Each month's tale has its own distinct flavor and color. There are pirates and ducks and the most wonderful igloo of books. There's science fiction and fantasy and adventure. It's kind of like the Hershey's Miniatures package of candy: whatever you want, it's in there. My heart fluttered as I read, "And then I crawled out, and I lay on my back on the ice and stared up at the unexpected colors of the shimmering Northern Lights, and listened to the cracks and snaps of the distant ice as an iceberg of fairy tales calved from a glacier of books on mythology."

Finally, the story that stood out to me above all others was "The Man Who Forgot Ray Bradbury."  This emotionally-charged tribute to the author, as well as literature in general, is brilliantly constructed to uncork a passion and exuberance in the reader, much the way a charismatic leader does in his/her followers. I silently--and then vocally--punched the words, accelerated pace, I orated the energy that pulsed from the words:

"He wrote a story about Poe, to stop Poe being forgotten, about a future where they burn books and they forget them, and in the story we are on Mars although we might as well be in Waukegan or Los Angeles, as critics, as those who would repress or forget books, as those who would take the words, all the words, dictionaries and radios full of words, as those people are walked through a house and murdered, one by one, by orangutan, by pit and pendulum, for the love of God, Montressor..."

And as the story calmly came to an end, I could think of nothing else but the fact that I would be honored, nay humbled, to be charged with remembering Neil Gaiman.

Trigger Warnings is a keeper collection. These are stories that can and should be explored and enjoyed over and over. They should be silently contemplated, read aloud and read to others. They should be coveted and shared. And they should above all be remembered.

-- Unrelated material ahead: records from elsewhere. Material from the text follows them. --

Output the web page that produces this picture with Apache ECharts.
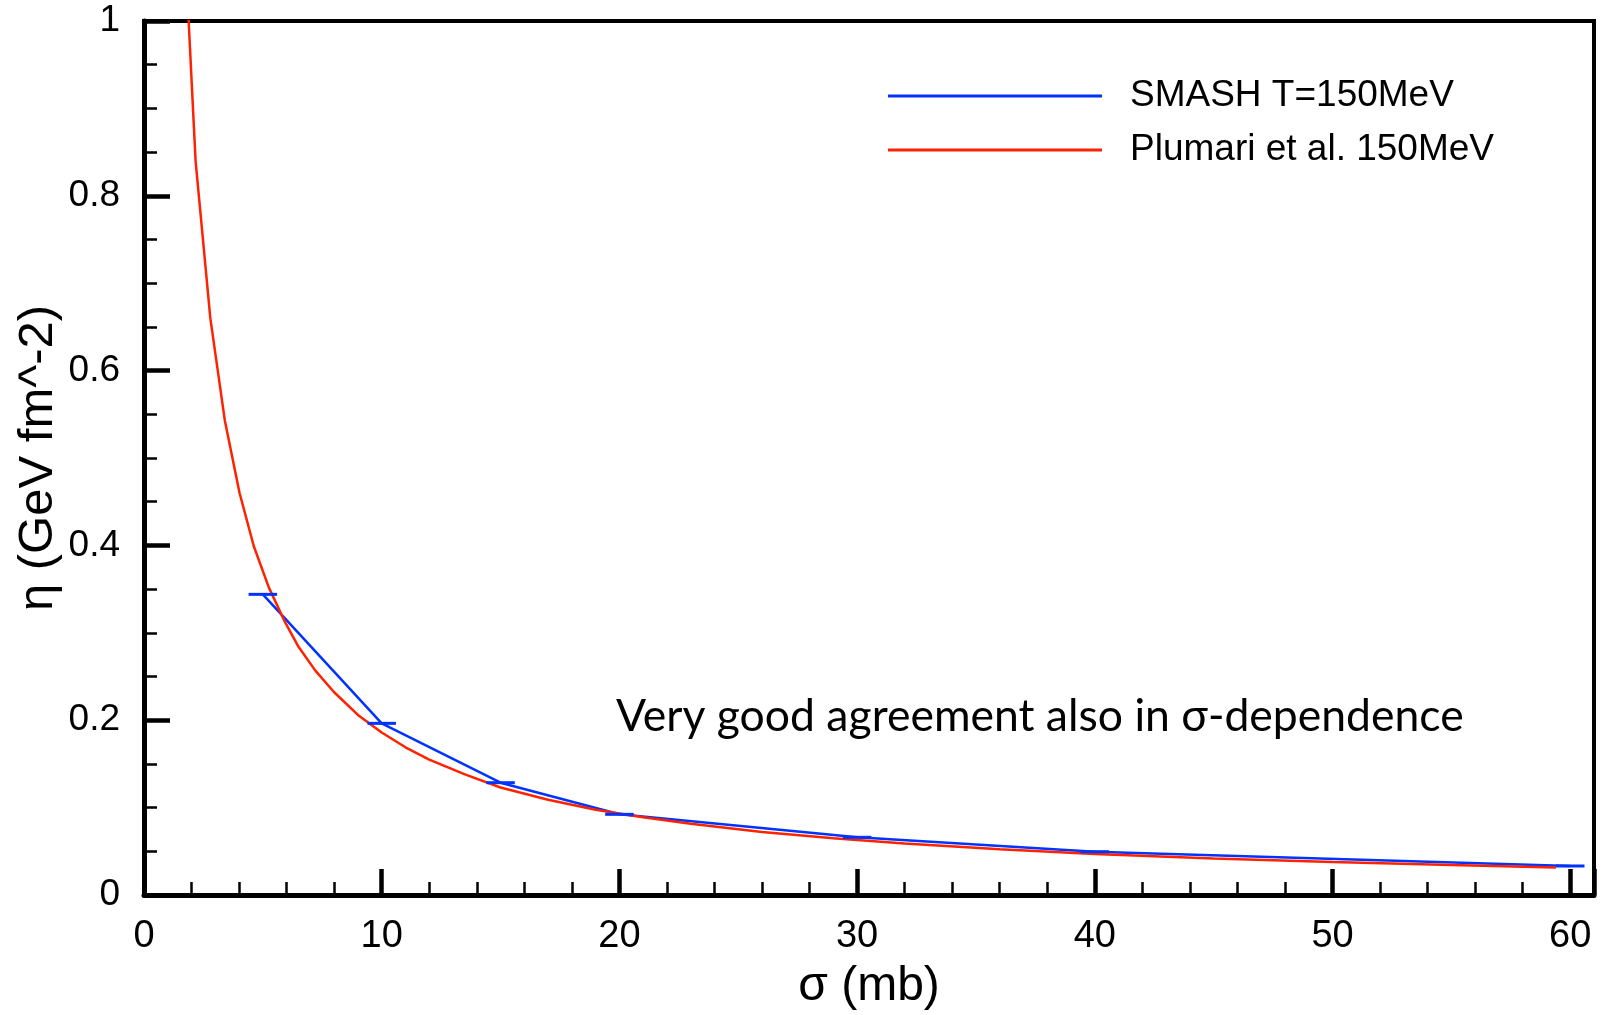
<!DOCTYPE html>
<html><head><meta charset="utf-8">
<script src="https://cdn.jsdelivr.net/npm/echarts@6/dist/echarts.min.js"></script>
<style>html,body{margin:0;padding:0;background:#fff}#c{width:1602px;height:1015px}</style>
</head><body><div id="c"></div>
<script>
// SMASH T=150MeV points with horizontal (sigma) error bars
const smashSigma = [5, 10, 15, 20, 30, 40, 60];
const smashEta = [0.344, 0.1964, 0.1285, 0.0923, 0.066, 0.0495, 0.0332];
const smashSigmaErr = [0.6, 0.6, 0.6, 0.6, 0.6, 0.6, 0.6];

// Plumari et al. 150MeV curve
const plumariSigma = [1.55, 2.17, 2.79, 3.4, 4.02, 4.62, 5.25, 5.9, 6.5, 7.2, 8, 9, 10, 11, 12, 13.5, 15, 17, 19, 21, 23, 26, 29, 32, 36, 40, 45, 50, 55, 59.4];
const plumariEta = [1.18, 0.84, 0.66, 0.543, 0.46, 0.399, 0.352, 0.314, 0.284, 0.257, 0.232, 0.206, 0.186, 0.169, 0.155, 0.138, 0.123, 0.109, 0.0975, 0.089, 0.0815, 0.0722, 0.065, 0.0589, 0.0524, 0.0469, 0.0418, 0.0377, 0.0343, 0.0315];

const xTickLabels = [0, 10, 20, 30, 40, 50, 60];
const yTickLabels = [0, 0.2, 0.4, 0.6, 0.8, 1];

const seriesNames = ['SMASH T=150MeV', 'Plumari et al. 150MeV'];
const axisTitles = { x: 'σ (mb)', y: 'η (GeV fm^-2)' };
const annotation = 'Very good agreement also in σ-dependence';

const BLUE = '#0033ff';
const RED = '#ff2200';
const FONT = 'Liberation Sans';

const chart = echarts.init(document.getElementById('c'), null, { renderer: 'canvas' });

const smashData = smashSigma.map((s, i) => [s, smashEta[i]]);
const errData = smashSigma.map((s, i) => [s, smashEta[i], smashSigmaErr[i]]);
const plumariData = plumariSigma.map((s, i) => [s, plumariEta[i]]);

const option = {
  backgroundColor: '#fff',
  animation: false,
  grid: { left: 144, right: 8, top: 21, bottom: 120, show: true, borderColor: '#000', borderWidth: 4, backgroundColor: 'transparent', containLabel: false, outerBoundsMode: 'none' },
  legend: {
    data: seriesNames,
    orient: 'vertical',
    left: 883, top: 71,
    itemWidth: 214, itemHeight: 3, itemGap: 14,
    icon: 'rect',
    textStyle: { fontFamily: FONT, fontSize: 37, color: '#000', lineHeight: 40, padding: [0, 0, 0, 23] }
  },
  xAxis: {
    type: 'value', min: 0, max: 61, interval: 10,
    name: axisTitles.x, nameLocation: 'middle', nameGap: 68, nameMoveOverlap: false,
    nameTextStyle: { fontFamily: FONT, fontSize: 48, color: '#000' },
    axisLine: { show: true, onZero: false, lineStyle: { color: '#000', width: 5 } },
    axisTick: { show: true, inside: true, length: 26, lineStyle: { color: '#000', width: 4.5 } },
    minorTick: { show: true, splitNumber: 5, length: 13, lineStyle: { color: '#000', width: 2.5 } },
    splitLine: { show: false },
    axisLabel: {
      margin: 23, fontFamily: FONT, fontSize: 38, color: '#000',
      formatter: v => (xTickLabels.indexOf(v) >= 0 ? String(v) : '')
    }
  },
  yAxis: {
    type: 'value', min: 0, max: 1, interval: 0.2,
    name: axisTitles.y, nameLocation: 'middle', nameGap: 81, nameRotate: 90, nameMoveOverlap: false,
    nameTextStyle: { fontFamily: FONT, fontSize: 49, color: '#000' },
    axisLine: { show: true, onZero: false, lineStyle: { color: '#000', width: 5 } },
    axisTick: { show: true, inside: true, length: 26, lineStyle: { color: '#000', width: 4.5 } },
    minorTick: { show: true, splitNumber: 4, length: 13, lineStyle: { color: '#000', width: 2.5 } },
    splitLine: { show: false },
    axisLabel: {
      margin: 24, fontFamily: FONT, fontSize: 37, color: '#000',
      formatter: v => { const t = yTickLabels.find(y => Math.abs(y - v) < 1e-9); return t === undefined ? '' : String(t); }
    }
  },
  graphic: [{
    type: 'text', x: 616, y: 717, z: 100,
    style: { text: annotation, fontFamily: 'Lato', fontSize: 44.5, fill: '#000', align: 'left', verticalAlign: 'middle', textAlign: 'left', textVerticalAlign: 'middle' }
  }],
  series: [
    {
      name: seriesNames[0], type: 'line', data: smashData, symbol: 'none', clip: true,
      itemStyle: { color: BLUE }, lineStyle: { color: BLUE, width: 2.5 }, z: 3
    },
    {
      name: seriesNames[1], type: 'line', data: plumariData, symbol: 'none', clip: true,
      itemStyle: { color: RED }, lineStyle: { color: RED, width: 2.5 }, z: 4
    },
    {
      name: 'smashErr', type: 'custom', data: errData, z: 5, clip: true,
      renderItem: (params, api) => {
        const x = api.value(0), y = api.value(1), e = api.value(2);
        const p1 = api.coord([x - e, y]);
        const p2 = api.coord([x + e, y]);
        return { type: 'line', shape: { x1: p1[0], y1: p1[1], x2: p2[0], y2: p2[1] }, style: { stroke: BLUE, lineWidth: 3 } };
      }
    }
  ]
};
chart.setOption(option);
</script></body></html>
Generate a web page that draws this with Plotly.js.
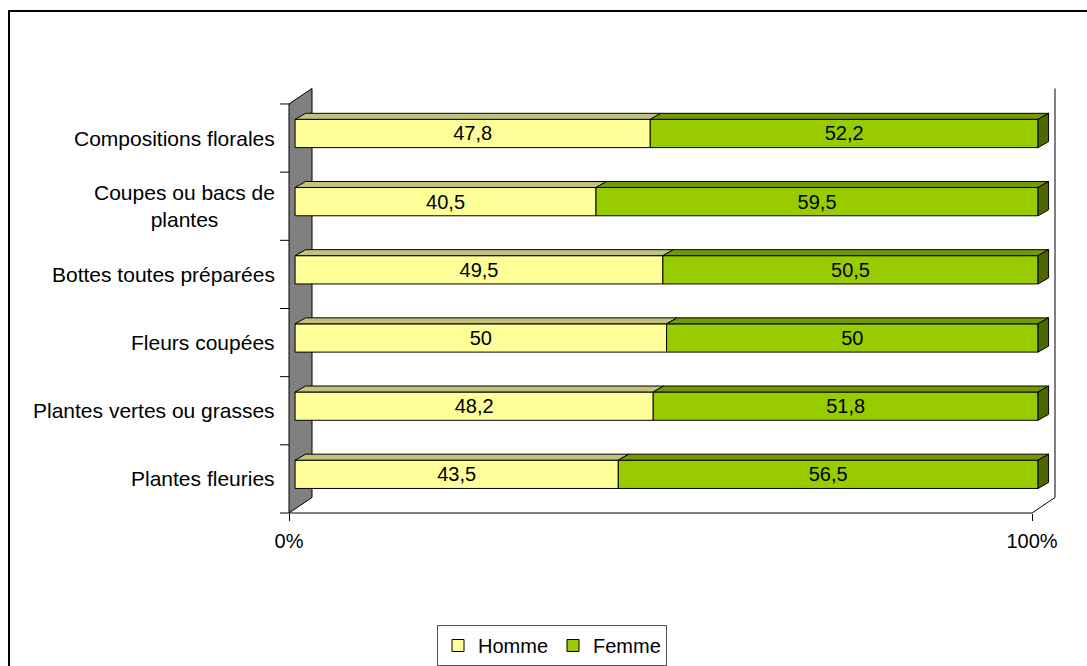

I have often envied people discovering an author's work for the first time--the bliss that comes with reading their words and having them all be brand new. This time I'm the one experiencing that wonder and elation and I'm savoring every... single... morsel.

Trigger Warnings: Short Fictions and Disturbances is available from William Morrow tomorrow in hardcover (ISBN: 9780062330260). There is also an unabridged audio (ISBN: 9780062373687), narrated by Gaiman, from Harper Audio--I'm definitely going to seek this one out.

2 comments:

BethFishReads February 2, 2015 at 8:13 AM  

I love Gaiman -- I might *have* to do this on audio; he's a brilliant narrator of his work.